Given exercise.
Copy out each line below that has the word "chart" in it.

Exercise materials.

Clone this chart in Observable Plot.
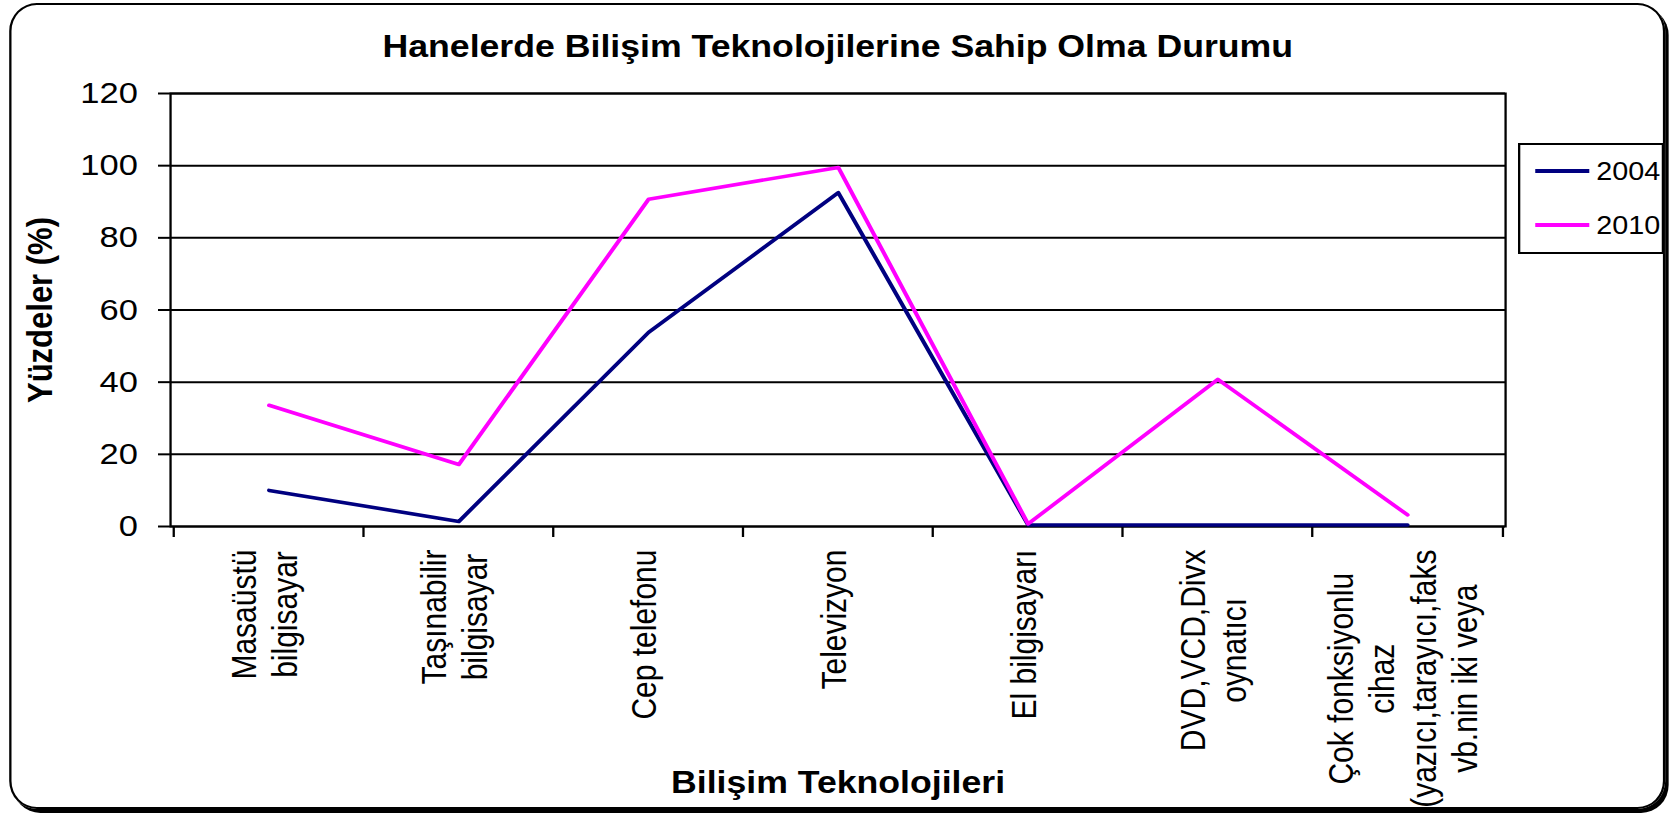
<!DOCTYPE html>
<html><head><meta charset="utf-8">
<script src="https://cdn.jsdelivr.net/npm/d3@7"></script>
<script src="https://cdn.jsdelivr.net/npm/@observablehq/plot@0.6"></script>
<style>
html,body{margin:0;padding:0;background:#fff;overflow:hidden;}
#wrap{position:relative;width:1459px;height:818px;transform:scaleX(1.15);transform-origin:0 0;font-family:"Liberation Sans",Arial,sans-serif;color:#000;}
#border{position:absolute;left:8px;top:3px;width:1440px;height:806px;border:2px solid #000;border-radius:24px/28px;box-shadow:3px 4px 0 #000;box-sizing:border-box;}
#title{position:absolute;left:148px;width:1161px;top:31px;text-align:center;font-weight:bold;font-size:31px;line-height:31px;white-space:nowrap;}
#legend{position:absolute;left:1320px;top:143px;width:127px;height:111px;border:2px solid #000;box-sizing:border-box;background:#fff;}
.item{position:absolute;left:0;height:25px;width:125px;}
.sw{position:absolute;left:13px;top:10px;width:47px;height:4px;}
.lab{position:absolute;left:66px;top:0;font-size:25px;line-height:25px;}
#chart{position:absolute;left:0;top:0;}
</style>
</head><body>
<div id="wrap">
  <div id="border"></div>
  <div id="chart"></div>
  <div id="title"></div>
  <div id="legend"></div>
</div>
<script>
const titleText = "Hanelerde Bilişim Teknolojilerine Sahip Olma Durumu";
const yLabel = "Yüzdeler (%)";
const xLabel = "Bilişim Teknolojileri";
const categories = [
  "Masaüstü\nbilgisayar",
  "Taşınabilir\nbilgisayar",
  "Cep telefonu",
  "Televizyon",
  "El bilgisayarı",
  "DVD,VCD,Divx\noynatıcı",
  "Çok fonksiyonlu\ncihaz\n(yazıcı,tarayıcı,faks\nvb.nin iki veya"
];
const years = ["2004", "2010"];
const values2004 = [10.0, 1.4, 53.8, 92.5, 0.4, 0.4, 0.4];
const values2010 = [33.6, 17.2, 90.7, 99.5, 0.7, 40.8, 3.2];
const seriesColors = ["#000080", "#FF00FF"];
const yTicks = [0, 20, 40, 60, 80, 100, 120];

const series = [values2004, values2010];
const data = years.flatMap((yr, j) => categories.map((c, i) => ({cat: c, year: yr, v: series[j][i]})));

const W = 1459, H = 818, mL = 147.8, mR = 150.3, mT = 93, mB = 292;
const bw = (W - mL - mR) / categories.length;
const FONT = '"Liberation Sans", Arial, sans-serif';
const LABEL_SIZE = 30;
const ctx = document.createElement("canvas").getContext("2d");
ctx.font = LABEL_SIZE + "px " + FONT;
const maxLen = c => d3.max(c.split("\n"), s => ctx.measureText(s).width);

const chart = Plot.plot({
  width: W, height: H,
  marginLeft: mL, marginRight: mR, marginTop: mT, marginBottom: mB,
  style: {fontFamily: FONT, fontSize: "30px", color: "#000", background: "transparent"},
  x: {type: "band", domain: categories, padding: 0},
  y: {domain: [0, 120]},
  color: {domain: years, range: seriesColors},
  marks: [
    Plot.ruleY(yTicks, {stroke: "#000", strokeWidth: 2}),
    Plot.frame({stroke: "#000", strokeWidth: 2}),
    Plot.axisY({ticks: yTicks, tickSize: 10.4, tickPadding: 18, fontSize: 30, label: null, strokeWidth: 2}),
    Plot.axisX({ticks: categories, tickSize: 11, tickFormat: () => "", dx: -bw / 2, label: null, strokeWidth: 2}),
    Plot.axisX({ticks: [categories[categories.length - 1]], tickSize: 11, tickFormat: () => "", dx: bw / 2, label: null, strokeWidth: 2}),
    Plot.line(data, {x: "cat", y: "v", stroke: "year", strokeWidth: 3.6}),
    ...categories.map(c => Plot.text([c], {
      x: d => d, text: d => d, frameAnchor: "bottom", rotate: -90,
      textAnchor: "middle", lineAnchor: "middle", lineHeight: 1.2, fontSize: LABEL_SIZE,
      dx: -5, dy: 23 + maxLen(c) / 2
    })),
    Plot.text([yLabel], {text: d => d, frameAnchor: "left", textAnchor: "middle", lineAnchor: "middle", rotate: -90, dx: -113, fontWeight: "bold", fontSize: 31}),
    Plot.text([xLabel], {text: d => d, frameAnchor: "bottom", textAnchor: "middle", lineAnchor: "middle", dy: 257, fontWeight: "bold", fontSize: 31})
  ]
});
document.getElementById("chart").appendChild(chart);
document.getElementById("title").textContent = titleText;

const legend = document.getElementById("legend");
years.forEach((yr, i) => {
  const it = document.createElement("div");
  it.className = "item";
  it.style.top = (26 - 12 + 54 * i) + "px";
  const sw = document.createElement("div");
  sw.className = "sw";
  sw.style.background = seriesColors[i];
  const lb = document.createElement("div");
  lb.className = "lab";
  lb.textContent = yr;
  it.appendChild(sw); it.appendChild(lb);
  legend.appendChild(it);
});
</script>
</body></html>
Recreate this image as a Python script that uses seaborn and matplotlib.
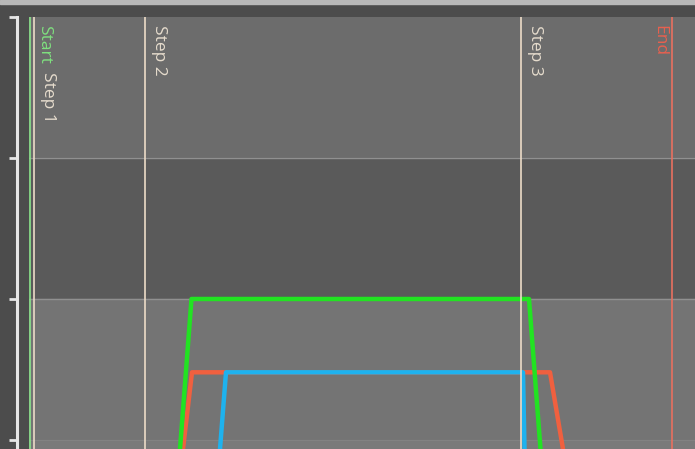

Solution to this task.
Clone this chart in Observable Plot.
#chart{position:absolute;left:0;top:0;}
  <div id="chart"></div>
const chart = Plot.plot({
document.getElementById("chart").appendChild(chart);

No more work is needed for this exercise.